Indian Food dish made from flattened rice

Indori poha (poha of Indore) is a flattened rice snack that is likely to have originated in the Indian metropolis of Indore. It contains steamed poha (flattened rice) and is usually served with a unique combination of jalebi (called poha-jalebi combined), sev, usal, sliced onions and fennel seeds.

Unlike the other varieties of Poha found across India, Indori Poha is cooked in steam instead of being cooked directly with other ingredients. This provides Indori Poha its distinct taste, softness, and flavor. Vendors generally prefer peas instead of peanuts, in contrast to typical Indian poha dishes. Indori poha is generally served with jalebi.

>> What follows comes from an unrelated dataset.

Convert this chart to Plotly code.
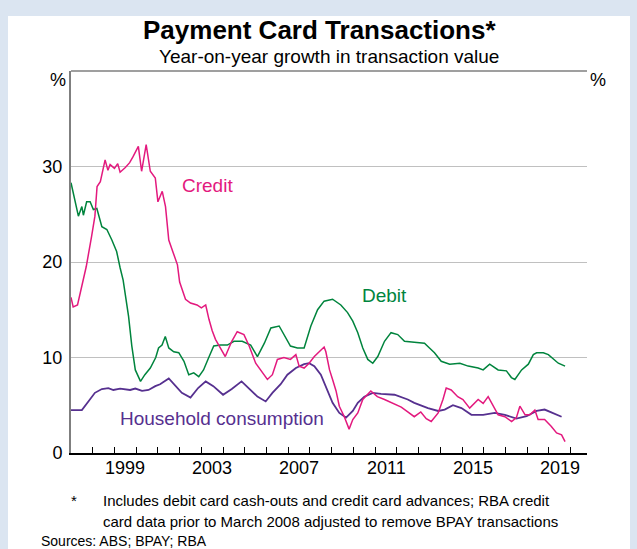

Once cooked, the dish is traditionally garnished with fresh coriander, chopped onions, and a generous topping of spicy, crispy Ratlami sev. The contrast between the soft, steamed poha and the crunchy sev significantly enhances both the texture and the overall flavor profile.

==History==
Indori poha gets its name from the city of Indore which is its place of origin. It is believed that it was created after India's independence (1947). The recipe of Indori poha differs from vendor to vendor, though generally, it comes with a blend of North and Central Indian spices, snacks and namkeen.

Indori poha is mainly sold by vendors all around the city during the morning time, often alongside the city's other popular snacks "kachori-samosas". It is also available in nearby cities Ujjain, Dewas, Sagar, Dhar, Ratlam and Bhopal and is becoming a very popular dish in Maharashtra, Gujarat, Uttar Pradesh and Bihar.